In one sense, this speaks to the (extraordinarily considerable) volume of services and resources offered and hosted by the LAPL system as there’s a huge amount of information behind each of these links; none of them is necessarily more significant or substantial in terms of quality or quantity of content than any other, and so it’s almost necessary (or inevitable) that none of these links is afforded any extra visual prominence than others. But from another angle, it’s a bit unfortunate that the links themselves just aren’t very eye-catching at all—they seem almost “built-in” to the left-hand margin and effectively camouflaged (which, in my opinion, conveys a lesser degree of importance than the items that take up the main body of the page--community news items, blog posts, announcements, upcoming events, “What We’re Reading,” etc.), and they’re entirely uniform in their very dull, light-gray-on-dark-gray appearance. The front page of the site could really use a redesign so as to communicate more effectively the significance and sheer vastness of material to which the links connect—not to mention the pride members of the staff very likely feel by offering all of this information.

The “Online Learning” section is perhaps the most impressive offering of the site (which is clearly fortunate since this review’s focus is the promotion of metaliteracy for adults through online programs). Web-based adult courses essential to receiving an introductory exposure to numerous literacies can be accessed through the LAPL’s website, as can subsequent courses that offer continued development for those at intermediate levels, and advanced coursework for yet further refinement of specific knowledge and skills. Some of the many metaliteracies supported are evident in the names of the categories by which all of these courses are arranged, which include (but are by no means limited to) Accounting and Finance, Technology, Personal Development, Law and Legal, Healthcare and Medical, Computer Applications, Teaching and Education, and several others.

Should one follow the links for any of these categories, they will likely be shocked at just how substantial and comprehensive the content to which they have free access is. To use one such category as an example, the amount of coursework offered under the Business category is so vast that (just as the classes of all the other categories are) it's sectioned into subcategories. The classes under the Business Communication and General Business Skills subcategories deal primarily with introductory topics and feature such classes as "Effective Business Writing," "Building Teams That Work," and "Administrative Assistant Fundamentals." Other subcategories (of the Business category) serving to delineate and organize the considerably large collections of courses include Grant Writing, Management and Leadership, Project Management, Sales and Marketing, Starting Your Own Business, and Business Software, among several others.
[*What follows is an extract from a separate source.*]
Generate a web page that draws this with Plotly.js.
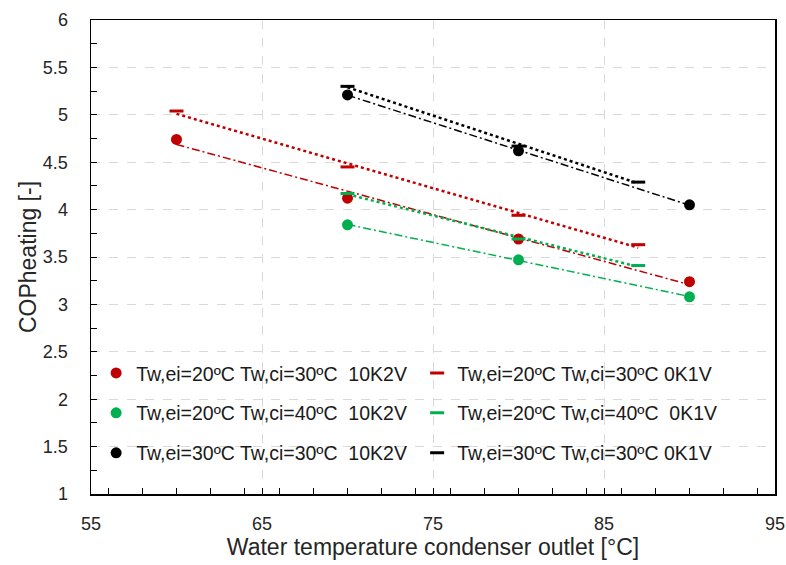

Examining the list of courses under specifically the Business Software subcategory—which is certainly one of the more sizable collections under the Business heading—reveals a total of forty-five courses offered to LAPL card-carrying adults.

The sheer mountain of instructor-led coursework (tailored specifically for the purpose of developing in adults myriad valuable literacies) that the Los Angeles Public Library system provides its patrons—free of charge—is pretty astounding. But what I find truly amazing is that this review barely scratches the surface; I've outlined just one of the several educational content sources (each of which is among the leaders in this industry) the LAPL offers its patrons. It's rather clear, I think, that the huge conglomeration of communities served by the LAPL have been given exceptional metaliteracy- cultivating power, and much of this power exists by virtue of the LAPL giving them not one but several options in terms of the source (provider) of their online educational coursework and content.